To understand the listening difficulties experienced by individuals with and without clinical hearing loss it may be necessary to go ‘beyond the audiogram’, to measure suprathreshold neural function in addition to hair cell function. We have a range of electrophysiological techniques that reveal individual differences in neural function for people with normal audiograms. The problem is that hair cell loss is also associated with a reduction in electrophysiological responses; the response of any part of the auditory pathway is dependent on earlier processing. A challenge then is to distinguish hair cell loss from synaptopathy and other neural dysfunctions, to provide a differential diagnosis in people with hearing difficulties. This knowledge may then be used to provide more effective fitting of hearing devices in the medium term, and eventually we may be able to repair the damaged structures using targeted drugs or stem cell treatments.
1. Liberman MC, Kujawa SG. Cochlear synaptopathy in acquired sensorineural hearing loss: manifestations and mechanisms. Hearing Research 2017;349:138-47.
2. Schaette R, McAlpine D. Tinnitus with a normal audiogram: physiological evidence for hidden hearing loss and computational model. Journal of Neuroscience 2011;31:13452-7.
3. Prendergast G, Guest H, Munro KJ, et al. Effects of noise exposure on young adults with normal audiograms I: Electrophysiology. Hearing Research 2017;344:68-81.
4. Prendergast G, Millman RE, Guest H, et al. Effects of noise exposure on young adults with normal audiograms II: Behavioral measures. Hearing Research 2017;356:74-86.
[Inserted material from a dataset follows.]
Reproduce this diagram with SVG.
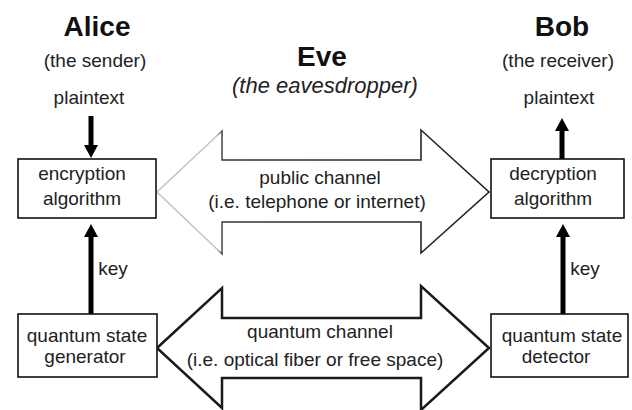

5. Guest H, Munro KJ, Prendergast G, Howe S, Plack CJ. Tinnitus with a normal audiogram: Relation to noise exposure but no evidence for cochlear synaptopathy. Hearing Research 2017;344:265-74.
Noise-induced cochlear synaptopathy (‘hidden hearing loss’), has been convincingly demonstrated in rodent models, in the absence of hair cell loss or threshold elevation
Evidence for noise-induced synaptopathy in humans is inconclusive at present
In humans, synaptopathy may always co-occur with a hair cell loss and audiometric threshold elevation, particularly at high frequencies
A challenge for diagnosis is to distinguish synaptopathy from hair cell loss, to inform management options.